The apartment was provided to our host by her work. She estimates the price to be around ¥400 ($64!) per month. It came lightly furnished in a Chinese style. During her 1.5 years here, she has added some Western flair and comforts of home (hence the coffee maker). It still has the feeling of almost right that many expats feel about the Chinese attempts at westernizing. Although the lighting and accent wall papering is elegant, the painted walls are still unevenly painted and cracked. The sinks have a nice faucet with working hot water, but the seams aren’t properly sealed, so it has a tendency to leak. There are two working elevators for the 20+ story building, but there is constant debate about turning one of them off. It has its quirks, but is overall pretty great.

The little perks of home have been wonderful. We bought some groceries and have been eating home-cooked meals. Lucy is very loving and has been keeping us entertained. We even have Netflix again. After a long day of walking and enjoying Chengdu, it was wonderful to sit and stretch on the couch in front of the TV.

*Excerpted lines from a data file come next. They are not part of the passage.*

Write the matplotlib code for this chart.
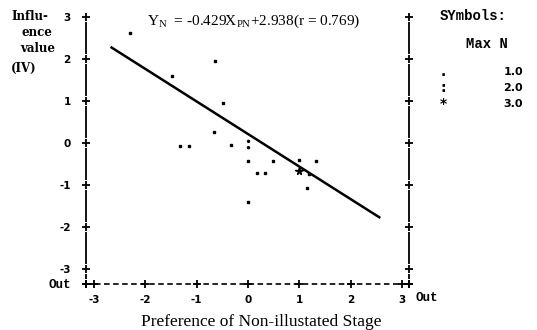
import matplotlib
matplotlib.use("Agg")
import matplotlib.pyplot as plt
import numpy as np

plt.rcParams['mathtext.fontset'] = 'custom'
plt.rcParams['mathtext.rm'] = 'Liberation Serif'
plt.rcParams['lines.scale_dashes'] = False

# data (standardised units)
x_single = [-2.30, -1.48, -0.64, -0.49, -0.66, -1.32, -1.16, -0.33, 0.00, 0.49,
            0.99, 1.32, 0.17, 0.33, 1.19, 1.16, 0.00]
y_single = [2.61, 1.60, 1.94, 0.94, 0.27, -0.07, -0.07, -0.06, -0.42, -0.42,
            -0.41, -0.42, -0.72, -0.72, -0.74, -1.08, -1.40]
x_double = [0.00]
y_double = [-0.03]
x_triple = [1.00]
y_triple = [-0.66]

fit_slope = -0.774
fit_intercept = 0.21
fit_range = [-2.66, 2.56]

ticks = [-3, -2, -1, 0, 1, 2, 3]
tick_labels = ['-3', '-2', '-1', '0', '1', '2', '3']
legend_symbols = ['.', ':', '*']
legend_labels = ['1.0', '2.0', '3.0']

W, H = 537, 330
fig = plt.figure(figsize=(W / 100, H / 100), dpi=100)
ax = fig.add_axes([86 / W, 46 / H, 323 / W, 268 / H])
xlo, xhi = -3.16, 3.14
ylo, yhi = -3.36, 3.02
ax.set_xlim(xlo, xhi)
ax.set_ylim(ylo, yhi)
for s in ax.spines.values():
    s.set_visible(False)

# left and right axes: solid bits between '+' marks
ypos = [ylo] + ticks
for xs in (xlo, xhi):
    for a, b in zip(ypos[:-1], ypos[1:]):
        ax.plot([xs, xs], [a + 0.12, b - 0.12], color='black', lw=1.3,
                clip_on=False, solid_capstyle='butt')
    ax.plot([xs] * len(ypos), ypos, ls='none', marker='+', ms=6, mew=1.3,
            color='black', clip_on=False)

# bottom axis: dashed with '+' marks
ax.plot([xlo, xhi], [ylo, ylo], color='black', lw=1.2, ls=(0, (4, 2.5)),
        clip_on=False)
ax.plot([xlo] + ticks + [xhi], [ylo] * (len(ticks) + 2), ls='none', marker='+',
        ms=6, mew=1.3, color='black', clip_on=False)

ax.set_xticks(ticks)
ax.set_xticklabels(tick_labels)
ax.set_yticks([ylo] + ticks)
ax.set_yticklabels(['Out'] + tick_labels)
ax.tick_params(length=0)
ax.tick_params(axis='y', pad=11)
ax.tick_params(axis='x', pad=8)
for lab in ax.get_xticklabels() + ax.get_yticklabels():
    lab.set_fontweight('bold')
    lab.set_fontsize(7.5)
ax.get_yticklabels()[0].set_family('Liberation Mono')
ax.get_yticklabels()[0].set_fontsize(9)


def ft(px, py, s, **kw):
    fig.text(px / W, 1 - py / H, s, **kw)


ft(427, 298, 'Out', family='Liberation Mono', fontweight='bold', fontsize=9,
   ha='center', va='center')

# regression line
fx = np.array(fit_range)
ax.plot(fx, fit_slope * fx + fit_intercept, color='black', lw=1.8)

# points
ax.plot(x_single, y_single, ls='none', marker='s', ms=1.9, color='black')
ax.plot(x_double, y_double, ls='none', marker='$:$', ms=6, color='black')
ax.plot(x_triple, y_triple, ls='none', marker='*', ms=5.5, color='black')

ylab_kw = dict(family='DejaVu Serif', fontweight='bold', fontsize=8.5, va='center')
ft(11, 16, 'Influ-', **ylab_kw)
ft(22, 33, 'ence', **ylab_kw)
ft(20, 48, 'value', **ylab_kw)
ft(11, 68, '(IV)', **ylab_kw)

ft(147, 21, r'Y$_\mathrm{N}$  = -0.429X$_\mathrm{PN}$+2.938(r = 0.769)',
   family='Liberation Serif', fontsize=11, va='center')

ft(261, 322, 'Preference of Non-illustated Stage', family='Liberation Serif',
   fontsize=12.5, ha='center', va='center')

ft(440, 16, 'SYmbols:', family='Liberation Mono', fontweight='bold', fontsize=10, va='center')
ft(466, 44, 'Max N', family='Liberation Mono', fontweight='bold', fontsize=10, va='center')
for i, (sym, lab) in enumerate(zip(legend_symbols, legend_labels)):
    yy = 72 + 16 * i
    ft(443, yy, sym, fontsize=10, fontweight='bold', ha='center', va='center')
    ft(523, yy, lab, fontsize=8, fontweight='bold', ha='right', va='center')

fig.savefig('out.png', dpi=100)
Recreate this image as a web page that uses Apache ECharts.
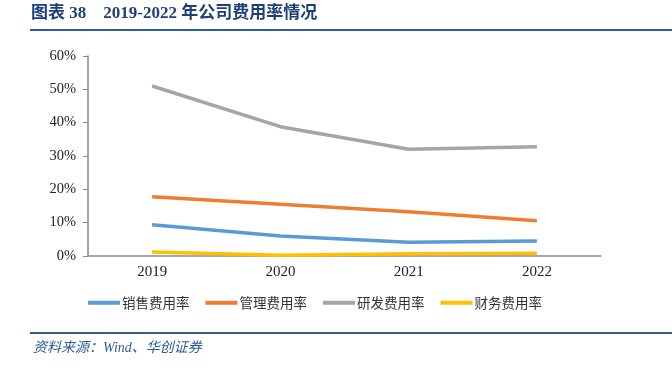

We are already on our last week here in Chengdu and I don’t want to leave. I already put in an application for another house sit here for this summer. Chengdu is a very cool city and I can’t wait to explore some more. What’s on the list today? Maybe a trip to see the pandas, the opera, the wetlands, the giant buddha??? There are way too many options. One thing’s for sure, we definitely won’t be bored here in Chengdu.